On the Striebig you 1. Set the sheet on the middle shelf and rip it in half, 2. Slide the top sheet down in front of the bottom half and straight line rip the two of them at the same time, 3. Flip the two pieces over at the same time and rip them both to width using one of your stops on the column, 4. Crosscut them two at a time using your stops on the fence, 5. Label and stack on the cart. Done.

You can cut your base common ends double up like this so much faster it'll blow your mind. If you need partitions in these bases just hold a couple of thicknesses of material against the stop and they're exactly the right length when you crosscut them. I will have to admit that a horizontal saw does some jobs better, such as narrow rippings, mitering and working with small pieces. But if you're a smaller shop and have to process a lot of panels the Striebig is the king. I've had to do a fair amount of work in the past on three different Holz-her panel saws and they don't work 1/10th as good as the Striebig. You want strong as all hell, accurate, clean cutting, easy to use and maintain? Grab that Striebig.

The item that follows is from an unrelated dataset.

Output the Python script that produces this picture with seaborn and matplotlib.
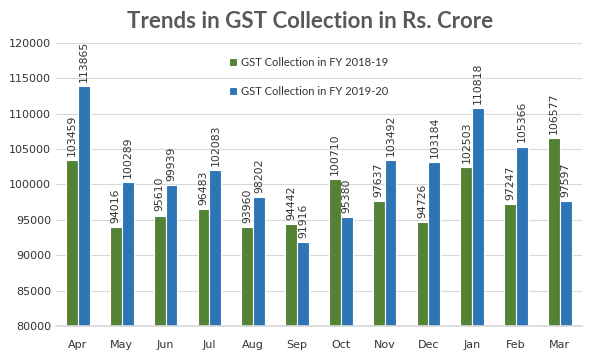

We have a Striebig and a SI 12-inch SCMI slider. Like stated in some other post, the vertical saw is a whole lot easier for one man to use. We built a panel cart that loads eight boards and wheels up to the Striebig, level with the rollers. The slider cuts strips, laminate, and small items. Go this route. Get a reverse scoring/panel blade from Leuco for the Striebig ($190). It scores going up and cuts going down, even thermo (fussy chip) fused board.


Another post from the original questioner:
I went and looked at this Striebig and it was not what I wanted. It is about 9 years old with no scoring. Would this saw with a reverse scoring blade do chip-free cuts?


Striebig has this thing called optiscore. Basically, it's a little hook that limits the penetration of the main blade by grabbing the carriage as you plunge the blade in. By setting this so the blade only penetrates the face of the board by 1/8" or so, and climb-cutting, you will score the face of the panel. Next, you pull the hook back and make your forward cut in the normal manner. If your saw has been set up correctly the main blade will track right through the slot and give you a razor sharp edge. This optiscore unit can probably be retrofit on an old machine. You'd have to call Colonial Saw to find out for sure.

We have this unit on our machine and it works well when we use it. I say "when we use it" because we get very high quality edges for a long time without having to use it by using a Leuco hollow-ground tripple chip with a +10 degree hook.

I really don't think you need a seperate scoring unit because we've been doing just fine without one. Some of the newer Striebig saws have this option, but I have no idea what they cost.

Remember one thing. Striebigs are built like brick shit houses. Their design is simple and easy to understand. I've never heard of anybody burning the motor up. A 9 year old Striebig is still a baby.